Leave out all pictures. Return exactly the lines from the top of the material through the line containing "-72.5, -74.3, -75.4, -76.1, -76.6, -77]".

____________________

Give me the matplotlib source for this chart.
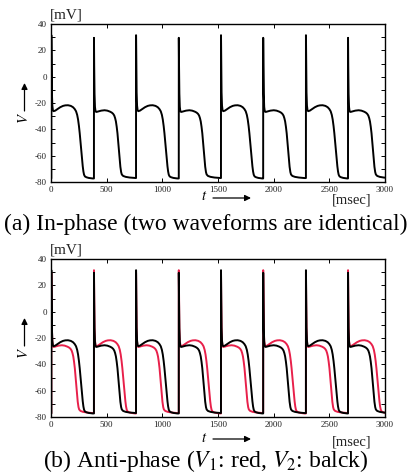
import matplotlib
matplotlib.use("Agg")
import matplotlib.pyplot as plt
from matplotlib.ticker import MultipleLocator
from matplotlib.patches import FancyArrowPatch
import numpy as np

plt.rcParams['font.family'] = ['Liberation Serif', 'DejaVu Serif']
plt.rcParams['mathtext.fontset'] = 'stix'
plt.rcParams['axes.unicode_minus'] = False

# ---- data ----
spike_times = [3, 386, 764, 1148, 1527, 1906, 2290, 2668]   # msec

# beat with a hump (longer action potential), times relative to the spike
hump_dt = [0, 2, 5, 9, 14, 20, 35, 55, 80, 105, 125, 150, 175, 195, 210, 222,
           232, 240, 248, 255, 262, 269, 276, 282, 288, 294, 302, 315, 335, 370]
hump_v = [31.5, 10, -12, -22, -25.5, -26.2, -25.8, -24.6, -23.2, -22.2, -21.8,
          -21.7, -22.2, -23.2, -24.6, -26.3, -29, -32.5, -37.5, -43, -49.5, -56,
          -63, -68, -72, -74.5, -75.8, -76.4, -76.9, -77.3]

# beat with a flat plateau (shorter action potential)
plat_dt = [0, 2, 5, 9, 14, 22, 40, 65, 95, 120, 145, 160, 172, 182, 190, 197,
           204, 211, 218, 225, 231, 237, 244, 250, 262, 285, 320, 370]
plat_v = [29.5, 8, -13, -23, -26.4, -26.8, -26.4, -25.8, -25.5, -25.8, -26.6,
          -27.3, -28.2, -29.5, -31.5, -34, -38, -43, -50, -57, -63.5, -68.4,
          -72.5, -74.3, -75.4, -76.1, -76.6, -77]

rest_v = -77.3
in_phase_beats = ['H', 'P', 'H', 'P', 'H', 'P', 'H', 'P']   # V1 = V2
anti_v2_beats = ['H', 'P', 'H', 'P', 'H', 'P', 'H', 'P']    # black
anti_v1_beats = ['P', 'H', 'P', 'H', 'P', 'H', 'P', 'H']    # red

x_ticks = [0, 500, 1000, 1500, 2000, 2500, 3000]
y_ticks = [-80, -60, -40, -20, 0, 20, 40]


def build(beats):
    t = [0.0]
    v = [rest_v]
    for t0, kind in zip(spike_times, beats):
        dts, vs = (hump_dt, hump_v) if kind == 'H' else (plat_dt, plat_v)
        t.append(t0 - 0.3)
        v.append(v[-1])
        t.extend([t0 + d for d in dts])
        v.extend(vs)
    return np.array(t), np.array(v)


W, H = 412, 475
fig = plt.figure(figsize=(W / 100, H / 100), dpi=100)


def fx(x):
    return x / W


def fy(y):
    return 1 - y / H


def arrow(x0, y0, x1, y1):
    a = FancyArrowPatch((fx(x0), fy(y0)), (fx(x1), fy(y1)),
                        transform=fig.transFigure, arrowstyle='-|>',
                        lw=0.9, color='k', mutation_scale=9,
                        shrinkA=0, shrinkB=0)
    fig.add_artist(a)


def make_axes(top_px):
    ax = fig.add_axes([fx(51), fy(top_px + 158), fx(385) - fx(51), 158 / H])
    ax.set_xlim(0, 3000)
    ax.set_ylim(-80, 40)
    ax.set_xticks(x_ticks)
    ax.set_yticks(y_ticks)
    ax.yaxis.set_minor_locator(MultipleLocator(10))
    ax.tick_params(which='both', direction='in', top=True, right=True,
                   length=3, width=0.7, labelsize=6.5, pad=3, labelcolor='#222222')
    for s in ax.spines.values():
        s.set_linewidth(1.0)
    return ax


def decorate(top_px, xlab_off, cap_off, caption):
    # y label with arrow
    fig.text(fx(23.5), fy(top_px + 94), '$V$', rotation=90, fontsize=10.5,
             ha='center', va='center')
    arrow(24.5, top_px + 87, 24.5, top_px + 59)
    fig.text(fx(66), fy(top_px - 9), '[mV]', fontsize=11, ha='center', va='center',
             color='#222222')
    # x label with arrow
    fig.text(fx(204), fy(top_px + xlab_off - 1), '$t$', fontsize=10.5,
             ha='center', va='center')
    arrow(213, top_px + xlab_off, 251, top_px + xlab_off)
    fig.text(fx(352), fy(top_px + xlab_off + 2.5), '[msec]', fontsize=10.5,
             ha='center', va='center', color='#222222')
    fig.text(fx(206), fy(top_px + cap_off), caption, fontsize=17,
             ha='center', va='center')


ax1 = make_axes(24)
t, v = build(in_phase_beats)
ax1.plot(t, v, color='black', lw=1.4)
decorate(24, 174, 200, '(a) In-phase (two waveforms are identical)')

ax2 = make_axes(259)
t1, v1 = build(anti_v1_beats)
t2, v2 = build(anti_v2_beats)
ax2.plot(t1, v1, color='#e8204a', lw=1.4)
ax2.plot(t2, v2, color='black', lw=1.4)
decorate(259, 180, 202, '(b) Anti-phase ($V_1$: red, $V_2$: balck)')

fig.savefig('out.png', dpi=100)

____________________

### EXERCISE RESULT
Give me the matplotlib source for this chart.
import matplotlib
matplotlib.use("Agg")
import matplotlib.pyplot as plt
from matplotlib.ticker import MultipleLocator
from matplotlib.patches import FancyArrowPatch
import numpy as np

plt.rcParams['font.family'] = ['Liberation Serif', 'DejaVu Serif']
plt.rcParams['mathtext.fontset'] = 'stix'
plt.rcParams['axes.unicode_minus'] = False

# ---- data ----
spike_times = [3, 386, 764, 1148, 1527, 1906, 2290, 2668]   # msec

# beat with a hump (longer action potential), times relative to the spike
hump_dt = [0, 2, 5, 9, 14, 20, 35, 55, 80, 105, 125, 150, 175, 195, 210, 222,
           232, 240, 248, 255, 262, 269, 276, 282, 288, 294, 302, 315, 335, 370]
hump_v = [31.5, 10, -12, -22, -25.5, -26.2, -25.8, -24.6, -23.2, -22.2, -21.8,
          -21.7, -22.2, -23.2, -24.6, -26.3, -29, -32.5, -37.5, -43, -49.5, -56,
          -63, -68, -72, -74.5, -75.8, -76.4, -76.9, -77.3]

# beat with a flat plateau (shorter action potential)
plat_dt = [0, 2, 5, 9, 14, 22, 40, 65, 95, 120, 145, 160, 172, 182, 190, 197,
           204, 211, 218, 225, 231, 237, 244, 250, 262, 285, 320, 370]
plat_v = [29.5, 8, -13, -23, -26.4, -26.8, -26.4, -25.8, -25.5, -25.8, -26.6,
          -27.3, -28.2, -29.5, -31.5, -34, -38, -43, -50, -57, -63.5, -68.4,
          -72.5, -74.3, -75.4, -76.1, -76.6, -77]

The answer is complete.